Your construction should be solid to provide protection from harsh weather and temperature changes. Again, it is best to do your research before you build any bird houses, and build for the specific type of birds you wish to attract. You don't need to add a perch to the outside of your bird house, as you will only be inviting predators to come visit. The single act of attaching a perch could possibly cause you to lose your birds to predators.
Birds don't actually need or use bird house perches, but would rather land on the opening instead. Perches provide an easy way for squirrels, raccoons and other critters to reach in and pester your baby birds, and some may have them for lunch. There is no set time that you should put up your birdhouse, anytime that you are ready is fine. Birds are typically looking for a place to make their nests towards the end of winter and beginning of spring, but you can attract birds all throughout the year.
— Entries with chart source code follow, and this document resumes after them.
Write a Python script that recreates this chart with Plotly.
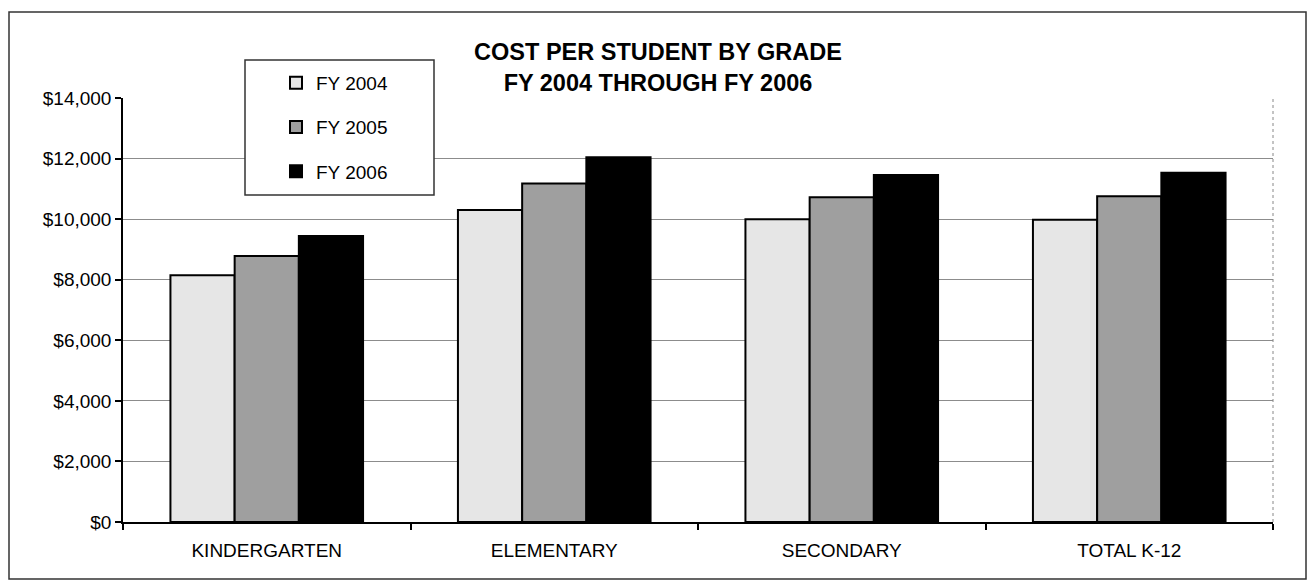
import plotly.graph_objects as go

categories = ["KINDERGARTEN", "ELEMENTARY", "SECONDARY", "TOTAL K-12"]
fy2004 = [8150, 10300, 10000, 9980]
fy2005 = [8780, 11180, 10720, 10760]
fy2006 = [9440, 12040, 11460, 11530]
series_names = ["FY 2004", "FY 2005", "FY 2006"]
y_ticks = [0, 2000, 4000, 6000, 8000, 10000, 12000, 14000]
y_tick_labels = ["$" + format(v, ",") for v in y_ticks]

FONT = "Arial, 'Liberation Sans', sans-serif"
colors = ["#e6e6e6", "#9f9f9f", "#000000"]

fig = go.Figure()
for name, vals, col in zip(series_names, [fy2004, fy2005, fy2006], colors):
    fig.add_trace(go.Bar(
        x=categories, y=vals, name=name, legendgroup=name,
        marker=dict(color=col, line=dict(color="#000000", width=2)),
    ))

W, H = 1307, 580
L, R, T, B = 123, 34, 98, 58
pw, ph = W - L - R, H - T - B

def px_x(x):
    return (x - L) / pw

def px_y(y):
    return (H - B - y) / ph

fig.update_layout(
    width=W, height=H,
    margin=dict(l=L, r=R, t=T, b=B),
    paper_bgcolor="white", plot_bgcolor="white",
    font=dict(family=FONT, size=19, color="#000000"),
    barmode="group", bargap=0.33, bargroupgap=0,
    title=dict(
        text="<b>COST PER STUDENT BY GRADE<br>FY 2004 THROUGH FY 2006</b>",
        x=658 / W, xanchor="center", xref="container",
        y=1 - 60 / H, yanchor="middle", yref="container",
        font=dict(family=FONT, size=23.5, color="#000000"),
    ),
    legend=dict(
        x=px_x(276), y=px_y(64), xanchor="left", yanchor="top",
        bgcolor="rgba(0,0,0,0)", borderwidth=0,
        traceorder="grouped", tracegroupgap=16.5,
        font=dict(family=FONT, size=19, color="#000000"),
    ),
    xaxis=dict(
        showline=True, linecolor="#000000", linewidth=1.5,
        ticks="outside", ticklen=6, tickcolor="#000000", tickwidth=1.5,
        tickson="boundaries", showgrid=False,
        ticklabelstandoff=10,
        tickfont=dict(family=FONT, size=19, color="#000000"),
    ),
    yaxis=dict(
        range=[0, 14000], tickmode="array", tickvals=y_ticks, ticktext=y_tick_labels,
        showline=True, linecolor="#000000", linewidth=1.5,
        ticks="outside", ticklen=6, tickcolor="#000000", tickwidth=1.5,
        showgrid=True, gridcolor="#8c8c8c", gridwidth=1,
        zeroline=False,
        tickfont=dict(family=FONT, size=19, color="#000000"),
    ),
    shapes=[
        dict(type="rect", xref="paper", yref="paper",
             x0=px_x(9), x1=px_x(1306), y0=px_y(579), y1=px_y(12),
             line=dict(color="#333333", width=1.5), layer="below"),
        dict(type="line", xref="paper", yref="paper",
             x0=1, x1=1, y0=0, y1=1,
             line=dict(color="#888888", width=1, dash="dot")),
        dict(type="rect", xref="paper", yref="paper",
             x0=px_x(245), x1=px_x(434), y0=px_y(195), y1=px_y(60),
             line=dict(color="#333333", width=1.5), fillcolor="white",
             layer="above"),
    ],
)

fig.write_html("out.html")
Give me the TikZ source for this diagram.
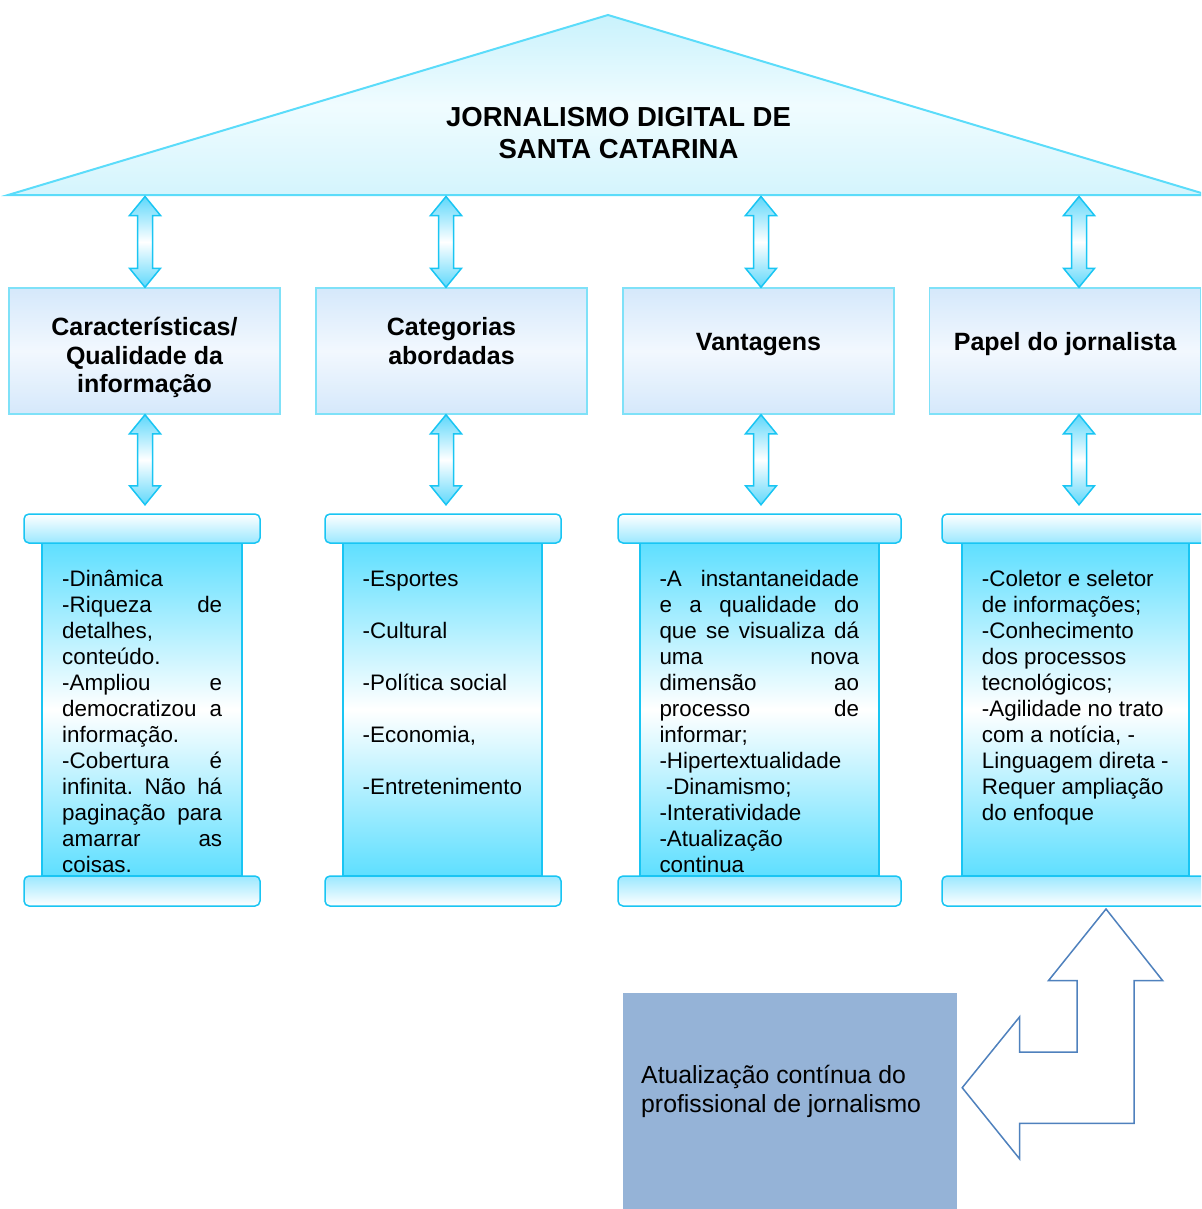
\documentclass[tikz,border=0pt]{standalone}
\usepackage{fontspec}
\setmainfont{Liberation Sans}
\usetikzlibrary{calc}
\definecolor{roofline}{HTML}{5BDCFA}
\definecolor{rooftop}{HTML}{C9F2FC}
\definecolor{roofmid}{HTML}{F0FCFF}
\definecolor{hdrline}{HTML}{7FE1F8}
\definecolor{hdrtop}{HTML}{D5E8FB}
\definecolor{hdrmid}{HTML}{F2F8FE}
\definecolor{arrline}{HTML}{19C5F3}
\definecolor{arrcyan}{HTML}{5FD8FB}
\definecolor{scyan}{HTML}{5EDFFF}
\definecolor{barcyan}{HTML}{9BE8FF}
\definecolor{updblue}{HTML}{95B3D7}
\definecolor{bentline}{HTML}{4F81BD}
\newcommand\dbl[3]{%
 \path[darrow] let \p1=#2, \p2=#3 in
 (#1pt,\y1) -- (#1pt+15.5pt,\y1-19pt) -- (#1pt+7.5pt,\y1-19pt) -- (#1pt+7.5pt,\y2+19pt)
 -- (#1pt+15.5pt,\y2+19pt) -- (#1pt,\y2) -- (#1pt-15.5pt,\y2+19pt) -- (#1pt-7.5pt,\y2+19pt)
 -- (#1pt-7.5pt,\y1-19pt) -- (#1pt-15.5pt,\y1-19pt) -- cycle;}
\begin{document}
\begin{tikzpicture}[x=1pt,y=-1pt,
  darrow/.style={draw=arrline, line width=1.5pt, top color=arrcyan, bottom color=arrcyan, middle color=white},
  hdr/.style={draw=hdrline, line width=1.5pt, top color=hdrtop, bottom color=hdrtop, middle color=hdrmid,
    minimum width=271pt, minimum height=126pt, inner sep=0pt},
  hdrtext/.style={font=\fontsize{25}{28.5}\selectfont\bfseries, align=center, inner sep=0pt, anchor=north},
  sbody/.style={draw=arrline, line width=1.5pt, top color=scyan, bottom color=scyan, middle color=white,
    minimum height=333pt, inner sep=0pt},
  sbar/.style={draw=arrline, line width=1.5pt, rounded corners=5pt, top color=white, bottom color=barcyan,
    minimum height=29pt, inner sep=0pt},
  sbarb/.style={draw=arrline, line width=1.5pt, rounded corners=5pt, top color=barcyan, bottom color=white,
    minimum height=30pt, inner sep=0pt},
  btext/.style={font=\fontsize{22.4}{26}\selectfont, inner sep=0pt, anchor=north west, align=left},
]
\useasboundingbox (0,0) rectangle (1201,1209);
\clip (0,0) rectangle (1201,1209);

% roof
\path[draw=roofline, line width=2pt, top color=rooftop, bottom color=rooftop!80!white, middle color=roofmid]
  (8,195) -- (608,15) -- (1208,195) -- cycle;
\node[font=\fontsize{27.5}{32}\selectfont\bfseries, align=center, inner sep=0pt] (title) at (618.5,133)
  {JORNALISMO DIGITAL DE\\SANTA CATARINA};
\coordinate (base) at (0,196.5);

% header boxes
\node[hdr] (h1) at (144.5,351) {};
\node[hdr] (h2) at (451.5,351) {};
\node[hdr] (h3) at (758.5,351) {};
\node[hdr] (h4) at (1065,351) {};
\node[hdrtext] (h1t) at (144.5,315.7) {\strut Características/\\Qualidade da\\informação};
\node[hdrtext] (h2t) at (451.5,315.7) {\strut Categorias\\abordadas};
\node[hdrtext] (h3t) at (758.5,330.7) {\strut Vantagens};
\node[hdrtext] (h4t) at (1065,330.7) {\strut Papel do jornalista};

% scrolls
\node[sbody, minimum width=200pt] (s1) at (142,709.5) {};
\node[sbar, minimum width=236pt] (s1top) at (142,528.5) {};
\node[sbarb, minimum width=236pt] (s1bot) at (142,891) {};
\node[sbody, minimum width=199pt] (s2) at (442.5,709.5) {};
\node[sbar, minimum width=236pt] (s2top) at (443,528.5) {};
\node[sbarb, minimum width=236pt] (s2bot) at (443,891) {};
\node[sbody, minimum width=239pt] (s3) at (759.5,709.5) {};
\node[sbar, minimum width=283pt] (s3top) at (759.5,528.5) {};
\node[sbarb, minimum width=283pt] (s3bot) at (759.5,891) {};
\node[sbody, minimum width=227pt] (s4) at (1075.5,709.5) {};
\node[sbar, minimum width=267pt] (s4top) at (1075.5,528.5) {};
\node[sbarb, minimum width=267pt] (s4bot) at (1075.5,891) {};

% arrows
\dbl{145}{(base)}{(h1.north)}
\dbl{446}{(base)}{(h2.north)}
\dbl{761}{(base)}{(h3.north)}
\dbl{1079}{(base)}{(h4.north)}
\dbl{145}{(h1.south)}{($(s1top.north)+(0,-8.5)$)}
\dbl{446}{(h2.south)}{($(s2top.north)+(0,-8.5)$)}
\dbl{761}{(h3.south)}{($(s3top.north)+(0,-8.5)$)}
\dbl{1079}{(h4.south)}{($(s4top.north)+(0,-8.5)$)}

% scroll texts
\node[btext, text width=160pt] (t1) at (62,567.8) {\strut -Dinâmica\\
-Riqueza\hfill de\\
detalhes,\\
conteúdo.\\
-Ampliou\hfill e\\
democratizou\hfill a\\
informação.\\
-Cobertura\hfill é\\
infinita.\hfill Não\hfill há\\
paginação\hfill para\\
amarrar\hfill as\\
coisas.};
\node[btext] (t2) at (362.5,567.8) {\strut -Esportes\\[26pt]-Cultural\\[26pt]-Política social\\[26pt]-Economia,\\[26pt]-Entretenimento};
\node[btext, text width=199.5pt] (t3) at (659.3,567.8) {\strut -A\hfill instantaneidade\\
e\hfill a\hfill qualidade\hfill do\\
que\hfill se\hfill visualiza\hfill dá\\
uma\hfill nova\\
dimensão\hfill ao\\
processo\hfill de\\
informar;\\
-Hipertextualidade\\
\hspace*{6.3pt}-Dinamismo;\\
-Interatividade\\
-Atualização\\
continua};
\node[btext] (t4) at (981.7,567.8) {\strut -Coletor e seletor\\
de informações;\\
-Conhecimento\\
dos processos\\
tecnológicos;\\
-Agilidade no trato\\
com a notícia, -\\
Linguagem direta -\\
Requer ampliação\\
do enfoque};

% update box
\node[fill=updblue, minimum width=334pt, minimum height=230pt, anchor=north west, inner sep=0pt] (upd) at (623,993) {};
\node[font=\fontsize{24.8}{29}\selectfont, inner sep=0pt, anchor=north west, align=left] (updt) at (641,1062.7)
  {\strut Atualização contínua do\\profissional de jornalismo};

% bent arrow
\draw[bentline, line width=1.5pt, fill=white]
  (1106,909) -- (1162.7,980.7) -- (1134,980.7) -- (1134,1123.3) -- (1019.7,1123.3) -- (1019.7,1159)
  -- (962.2,1087.7) -- (1019.7,1016.7) -- (1019.7,1052) -- (1077,1052) -- (1077,980.7) -- (1048.4,980.7) -- cycle;
\end{tikzpicture}
\end{document}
It's a good idea to place your bird house so that it's facing away from the wind, and make certain if it isn't hanging in a tree, that it is close to one. If you don't get any birds within the first few months of putting up your house, you may want to consider trying it in a different location.
If you decide you would rather purchase your birdhouse than build your own, keep in mind that just because it is on the market, not every bird house may be safe for birds. Make certain they are made of bird safe materials and are constructed properly. Soon you should have an entire neighborhood of birds to enjoy!.